Müzakerelerin Cuma günü bitmesi gerekiyordu ancak yaklaşık 200 ülkeden temsilciler fikir birliğine varmakta zorlanırken fazla mesai yapıldı. Bazı gelişmekte olan ülkeler ve ada ülkelerinin hayal kırıklığı içinde ayrılmaları üzerine görüşmeler Cumartesi günü kesintiye uğradı. Cumartesiyi Pazara bağlayan gece ise sonlandı.
Marshall Adaları iklim elçisi Tina Stege, “İklim açısından hassas ülkelerin acilen ihtiyaç duyduğu finansmanın küçük bir kısmıyla ayrılıyoruz. Bu yeterli değil ama bir başlangıç” dedi.
Taraflar, Paris Anlaşması’nın küresel sıcaklık artışını sanayi öncesi seviyelere göre 1,5 derecede sınırlandırma hedefini gerçekleştirmek için finansman arıyor; bunun ötesindeki bir ısınma felaket niteliğinde iklim etkileri meydana gelebilir.
2024 BM Emisyon Açığı raporuna göre dünya şu anda bu yüzyılın sonuna kadar 3,1 derece kadar ısınma yolunda ilerliyor ve küresel sera gazı emisyonları ve fosil yakıt kullanımı artmaya devam ediyor.
Pazar günkü anlaşma, ülkelerin geçen yılki BM iklim zirvesinde fosil yakıtlardan uzaklaşma ve yenilenebilir enerji kapasitesini bu on yılda üç katına çıkarma taahhüdü doğrultusunda nasıl hareket edeceklerine ilişkin ayrıntılı adımları ortaya koymada başarısız oldu. Bazı müzakereciler, Suudi Arabistan’ın görüşmeler sırasında böyle bir planı engellemeye çalıştığını söyledi.

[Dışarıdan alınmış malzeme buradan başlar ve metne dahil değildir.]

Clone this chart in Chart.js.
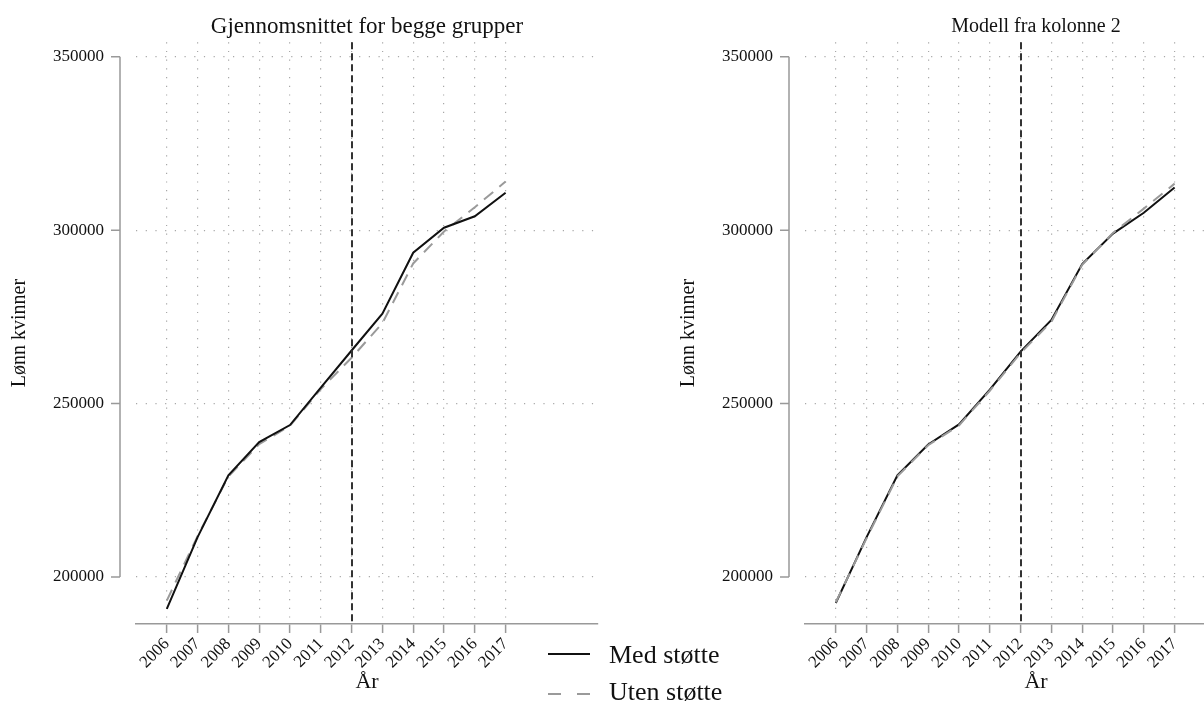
<!DOCTYPE html>
<html>
<head>
<meta charset="utf-8">
<title>Lønn kvinner 2006–2017</title>
<script src="https://cdn.jsdelivr.net/npm/chart.js@4.4.1/dist/chart.umd.min.js"></script>
<style>
  html, body { margin: 0; padding: 0; background: #fff; overflow: hidden; }
  #wrap { position: relative; width: 1204px; height: 711px; overflow: hidden; background: #fff; }
  #wrap canvas { position: absolute; top: 0; }
  #cLeft { left: 0; }
  #cRight { left: 669px; }
  .key { position: absolute; height: 0; }
  .key.solid { border-top: 2.5px solid #111; }
  .key.dash { border-top: 2.5px solid #9a9a9a; }
  .keyText { position: absolute; font-family: "Liberation Serif", "Times New Roman", serif;
             font-size: 26px; line-height: 30px; color: #111; white-space: nowrap; }
</style>
</head>
<body>
<div id="wrap">
  <canvas id="cLeft" width="669" height="711"></canvas>
  <canvas id="cRight" width="669" height="711"></canvas>

  <div class="key solid" style="left:548px; top:653px; width:42px;"></div>
  <div class="keyText" style="left:609px; top:640px;">Med støtte</div>
  <div class="key dash" style="left:548px; top:693px; width:13px;"></div>
  <div class="key dash" style="left:577px; top:693px; width:13px;"></div>
  <div class="keyText" style="left:609px; top:677px;">Uten støtte</div>
</div>

<script>
// Years on the x axis
const years = [2006, 2007, 2008, 2009, 2010, 2011, 2012, 2013, 2014, 2015, 2016, 2017];

// Average for both groups
const medStotteSnitt  = [190800, 211500, 229300, 238900, 243800, 254600, 265300, 275900, 293500, 300700, 304000, 310800];
const utenStotteSnitt = [193200, 211800, 229000, 238300, 243600, 254200, 263200, 273200, 290400, 299600, 306600, 314000];

// Model from column 2
const medStotteModell  = [192500, 211500, 229300, 238200, 244000, 254000, 265000, 274100, 290200, 299000, 305000, 312300];
const utenStotteModell = [192700, 211200, 229000, 238000, 243700, 253700, 264600, 273600, 290000, 299200, 306200, 313400];

// Value axis ticks and the year marked by the vertical line
const yTicks = [200000, 250000, 300000, 350000];
const reformYear = 2012;

const SERIF = '"Liberation Serif", "Times New Roman", serif';
const TEXT = '#111';
const AXIS = '#999';
const GRID = '#a8a8a8';

// Stata-like offset y axis (spanning only the labelled range) and the dashed reform line
const extrasPlugin = {
  id: 'extras',
  beforeDatasetsDraw(chart) {
    const { ctx, chartArea, scales } = chart;
    const y = scales.y;
    const ax = chartArea.left - 16;
    ctx.save();
    ctx.strokeStyle = AXIS;
    ctx.lineWidth = 1.5;
    ctx.beginPath();
    ctx.moveTo(ax, y.getPixelForValue(yTicks[yTicks.length - 1]));
    ctx.lineTo(ax, y.getPixelForValue(yTicks[0]));
    yTicks.forEach(v => {
      const py = y.getPixelForValue(v);
      ctx.moveTo(ax - 9, py);
      ctx.lineTo(ax, py);
    });
    ctx.stroke();
    ctx.restore();
  },
  afterDatasetsDraw(chart) {
    const { ctx, chartArea, scales } = chart;
    const px = Math.round(scales.x.getPixelForValue(reformYear));
    ctx.save();
    ctx.strokeStyle = '#333';
    ctx.lineWidth = 2;
    ctx.setLineDash([7, 4]);
    ctx.beginPath();
    ctx.moveTo(px, chartArea.top);
    ctx.lineTo(px, chartArea.bottom);
    ctx.stroke();
    ctx.restore();
  }
};

function points(values) {
  return years.map((yr, i) => ({ x: yr, y: values[i] }));
}

function makeChart(canvasId, titleText, titleSize, titlePadTop, med, uten, grayOnTop) {
  const lineHeight = titleSize * 1.2;
  return new Chart(document.getElementById(canvasId), {
    type: 'line',
    data: {
      datasets: [
        {
          label: 'Med støtte',
          data: points(med),
          borderColor: '#111',
          borderWidth: 2,
          pointRadius: 0,
          tension: 0,
          fill: false,
          order: grayOnTop ? 2 : 1
        },
        {
          label: 'Uten støtte',
          data: points(uten),
          borderColor: '#9a9a9a',
          borderWidth: 2,
          borderDash: [12, 8],
          pointRadius: 0,
          tension: 0,
          fill: false,
          order: grayOnTop ? 1 : 2
        }
      ]
    },
    options: {
      responsive: false,
      animation: false,
      devicePixelRatio: 1,
      events: [],
      layout: { padding: { left: 0, right: 71, top: 0, bottom: 0 } },
      plugins: {
        legend: { display: false },
        tooltip: { enabled: false },
        title: {
          display: true,
          text: titleText,
          fullSize: false,
          color: TEXT,
          font: { family: SERIF, size: titleSize, weight: 'normal', lineHeight: 1.2 },
          padding: { top: titlePadTop, bottom: 42 - titlePadTop - lineHeight }
        }
      },
      scales: {
        x: {
          type: 'linear',
          min: 2005,
          max: 2020,
          afterBuildTicks: s => { s.ticks = years.map(v => ({ value: v })); },
          afterFit: s => { s.height = 87; },
          ticks: {
            autoSkip: false,
            minRotation: 45,
            maxRotation: 45,
            padding: 1,
            color: TEXT,
            font: { family: SERIF, size: 17 },
            callback: v => String(v)
          },
          grid: {
            color: GRID,
            lineWidth: 1.2,
            drawTicks: true,
            tickLength: 9,
            tickColor: AXIS,
            tickWidth: 1.5
          },
          border: { display: true, color: AXIS, width: 1.5, dash: [1.2, 7.5] },
          title: {
            display: true,
            text: 'År',
            color: TEXT,
            font: { family: SERIF, size: 22, lineHeight: 1.2 },
            padding: { top: 0, bottom: 16 }
          }
        },
        y: {
          type: 'linear',
          min: 186455,
          max: 354178,
          afterBuildTicks: s => { s.ticks = yTicks.map(v => ({ value: v })); },
          afterFit: s => { s.width = 136; },
          ticks: {
            padding: 32,
            color: TEXT,
            font: { family: SERIF, size: 17 },
            callback: v => String(v)
          },
          grid: { color: GRID, lineWidth: 1.2, drawTicks: false },
          border: { display: false, dash: [1.2, 8.5] },
          title: {
            display: true,
            text: 'Lønn kvinner',
            color: TEXT,
            font: { family: SERIF, size: 20, lineHeight: 1.2 },
            padding: { top: 8, bottom: 0 }
          }
        }
      }
    },
    plugins: [extrasPlugin]
  });
}

makeChart('cLeft', 'Gjennomsnittet for begge grupper', 23, 13, medStotteSnitt, utenStotteSnitt, false);
makeChart('cRight', 'Modell fra kolonne 2', 20, 15, medStotteModell, utenStotteModell, true);
</script>
</body>
</html>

ABD’li iklim danışmanı John Podesta, “Suudilerle müzakere yaparken daha fazla hedef elde etmenin kesinlikle bir zorluğu var” dedi. Suudi yetkililer konuyla ilgili yorum yapmaktan kaçındı.

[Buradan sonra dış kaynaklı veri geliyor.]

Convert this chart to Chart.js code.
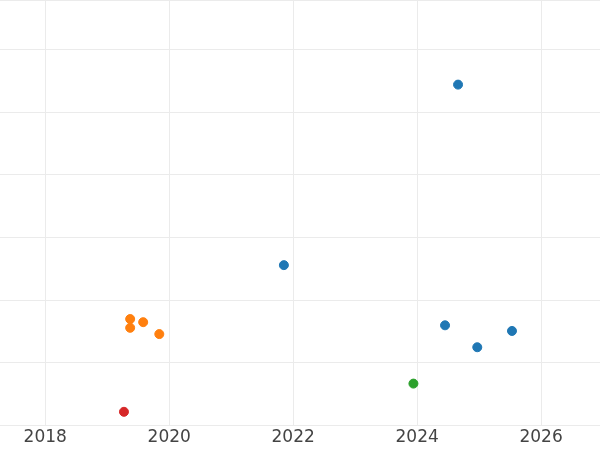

Kimler Gelişmekte olan Ülke Olarak Sayılıyor?
Finasnmana katkıda bulunması gereken ülkelerin listesi – ABD, Avrupa ülkeleri ve Kanada da dahil olmak üzere yaklaşık iki düzine sanayileşmiş ülke – 1992’deki BM iklim müzakerelerinde kararlaştırılan listeye dayanıyor.

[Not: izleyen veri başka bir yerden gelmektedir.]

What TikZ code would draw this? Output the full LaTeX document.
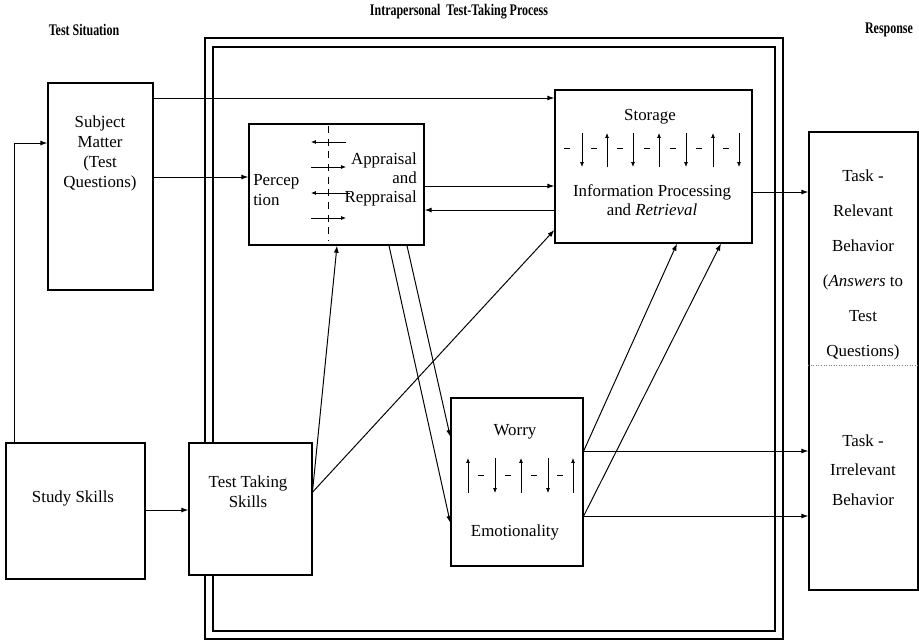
\documentclass[tikz,border=0pt]{standalone}
\usepackage{fontspec}
\setmainfont{Liberation Serif}
\newfontfamily\headfont{Liberation Serif}[FakeStretch=0.74]
\usetikzlibrary{arrows.meta}
\tikzset{
  box/.style={draw, line width=0.9pt, fill=white, inner sep=0pt},
  arr/.style={-{Latex[length=5pt,width=3.6pt]}, line width=0.7pt},
  tip/.style={-{Latex[length=3.5pt,width=2.8pt]}, line width=0.5pt},
  head/.style={font=\headfont\bfseries\fontsize{11.5}{13}\selectfont},
  txt/.style={font=\fontsize{12}{14}\selectfont, align=center, inner sep=0pt},
}
\begin{document}
\begin{tikzpicture}[x=0.025cm, y=-0.025cm]
  \useasboundingbox (0,0) rectangle (919,641);
  %headings
  \node[head] (hsit) at (84,30) {Test Situation};
  \node[head] (hproc) at (459,12) {Intrapersonal\ \ Test-Taking Process};
  \node[head] (hresp) at (889,30) {Response};
  %double frame
  \draw[line width=0.8pt] (205,38) rectangle (783,639);
  \draw[line width=0.8pt] (213,47) rectangle (775,631);
  %boxes
  \node[box, minimum width=2.625cm, minimum height=5.175cm] (subj) at (100.5,186.5) {};
  \node[box, minimum width=3.475cm, minimum height=3.4cm] (study) at (75.5,511) {};
  \node[box, minimum width=3.075cm, minimum height=3.3cm] (tts) at (250.5,509) {};
  \node[box, minimum width=4.375cm, minimum height=3.025cm] (perc) at (336.5,184.5) {};
  \node[box, minimum width=4.925cm, minimum height=3.825cm] (stor) at (653.5,166.5) {};
  \node[box, minimum width=3.3cm, minimum height=4.2cm] (worry) at (517,482) {};
  \node[box, minimum width=2.725cm, minimum height=11.45cm] (resp) at (863.5,361) {};
  %texts
  \node[txt, font=\fontsize{12}{14.2}\selectfont] (subjtxt) at (100,153) {Subject\\Matter\\(Test\\Questions)};
  \node[txt] (studytxt) at (73,498) {Study Skills};
  \node[txt] (ttstxt) at (248,492) {Test Taking\\Skills};
  \node[txt, align=left, anchor=west] (perctxt) at (253,190) {Percep\\tion};
  \node[txt, align=right, anchor=east, font=\fontsize{12}{13.5}\selectfont] (apptxt) at (417,179) {Appraisal\\and\\Reppraisal};
  \node[txt] (stortxt) at (650,117) {Storage};
  \node[txt] (infotxt) at (652,200) {Information Processing\\and \emph{Retrieval}};
  \node[txt] (worrytxt) at (515,432) {Worry};
  \node[txt] (emotxt) at (515,532) {Emotionality};
  \node[txt, font=\fontsize{12}{25}\selectfont] (reltxt) at (863,265) {Task -\\Relevant\\Behavior\\(\emph{Answers} to\\Test\\Questions)};
  \node[txt, font=\fontsize{12}{21}\selectfont] (irrtxt) at (863,470) {Task -\\Irrelevant\\Behavior};
  \draw[gray, dash pattern=on 0.6pt off 1.2pt] (resp.west |- 0,365) -- (resp.east |- 0,365);
  %perception / appraisal
  \draw[dash pattern=on 5pt off 4pt, line width=0.5pt] (328,126) -- (328,240);
  \draw[tip] (346,142) -- (311,142); \draw[tip] (311,167) -- (346,167);
  \draw[tip] (350,193) -- (311,193); \draw[tip] (311,218) -- (346,218);
  %storage row
  \draw[tip] (582,133) -- (582,167); \draw[tip] (607,167) -- (607,133);
  \draw[tip] (633,133) -- (633,167); \draw[tip] (659,167) -- (659,133);
  \draw[tip] (686,133) -- (686,167); \draw[tip] (713,167) -- (713,133);
  \draw[tip] (739,133) -- (739,167);
  \draw (564,148) -- (570,148); \draw (591,148) -- (597,148); \draw (617,148) -- (623,148);
  \draw (644,148) -- (650,148); \draw (670,148) -- (676,148); \draw (696,148) -- (702,148);
  \draw (723,148) -- (729,148);
  %worry row
  \draw[tip] (468,493) -- (468,458); \draw[tip] (495,458) -- (495,493);
  \draw[tip] (521,493) -- (521,458); \draw[tip] (548,458) -- (548,493);
  \draw[tip] (573,493) -- (573,458);
  \draw (478,475) -- (484,475); \draw (505,475) -- (511,475);
  \draw (531,475) -- (537,475); \draw (557,475) -- (563,475);
  %connectors
  \draw[arr] (study.north -| 14,0) |- (subj.west |- 0,143);
  \draw[arr] (study.east |- 0,510) -- (tts.west |- 0,510);
  \draw[arr] (subj.east |- 0,98) -- (stor.west |- 0,98);
  \draw[arr] (subj.east |- 0,177) -- (perc.west |- 0,177);
  \draw[arr] (perc.east |- 0,186) -- (stor.west |- 0,186);
  \draw[arr] (stor.west |- 0,210) -- (perc.east |- 0,210);
  \draw[arr] (tts.east |- 0,490) -- (perc.south -| 337,0);
  \draw[arr] (tts.east |- 0,492) -- (stor.west |- 0,230);
  \draw[arr] (perc.south -| 407,0) -- (worry.west |- 0,437);
  \draw[arr] (perc.south -| 389,0) -- (worry.west |- 0,523);
  \draw[arr] (worry.east |- 0,451) -- (stor.south -| 677,0);
  \draw[arr] (worry.east |- 0,516) -- (stor.south -| 721,0);
  \draw[arr] (worry.east |- 0,451) -- (resp.west |- 0,451);
  \draw[arr] (worry.east |- 0,516) -- (resp.west |- 0,516);
  \draw[arr] (stor.east |- 0,192) -- (resp.west |- 0,192);
\end{tikzpicture}
\end{document}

Avrupa hükümetleri, dünyanın ikinci büyük ekonomisi olan Çin ve petrol zengini Körfez ülkeleri de dahil olmak üzere diğerlerinden ödeme talep etti. Anlaşma, gelişmekte olan ülkeleri katkı yapmaya teşvik ediyor ancak bunu gerekli kılmıyor.
Anlaşma, 2035 yılına kadar iklim finansmanında yıllık 1,3 trilyon dolar toplama yönünde daha geniş bir hedef içeriyor; bu, tüm kamu ve özel kaynaklardan gelen finansmanı içerecek ve ekonomistlerin söylediğine göre küresel ısınmayla mücadele için gereken meblağla eşleşiyor.
Ülkeler ayrıca, karbon kredilerinin alınıp satılmasına yönelik küresel bir pazarın kuralları üzerinde de anlaşmaya vardı; destekçiler, yeniden ağaçlandırmadan temiz enerji teknolojilerinin konuşlandırılmasına kadar projelerle küresel ısınmayla mücadele için milyarlarca doların aktarılabileceğini söylüyor.
İklim finansmanı anlaşmasını güvence altına almak başından beri zorlu bir işti. Donald Trump’ın bu ayki ABD başkanlık seçimlerindeki zaferi, bazı müzakereciler arasında dünyanın en büyük ekonomisinin Bakü’de kararlaştırılan herhangi bir iklim finansmanı hedefine ödeme yapacağına dair şüpheleri artırdı. Ocak ayında göreve gelecek Cumhuriyetçi Trump, iklim değişikliğini bir aldatmaca olarak nitelendirdi ve ABD’yi uluslararası iklim işbirliğinden bir kez daha çıkaracağına söz verdi.
Başkan Joe Biden, COP29 katılımcılarını, ihtiyaç duyulan fonların harekete geçirilmesine yardımcı olacak tarihi bir anlaşmaya vardıkları için tebrik etti, ancak daha fazla çalışmaya ihtiyaç olduğunu söyledi.
Batılı hükümetlerin ajandasında, Rusya’nın Ukrayna’daki savaşı, Orta Doğu’da genişleyen çatışma ve artan enflasyon da dahil olmak üzere artan jeopolitik gerilimler nedeniyle küresel ısınma ulusal öncelikler listesinde geriledi.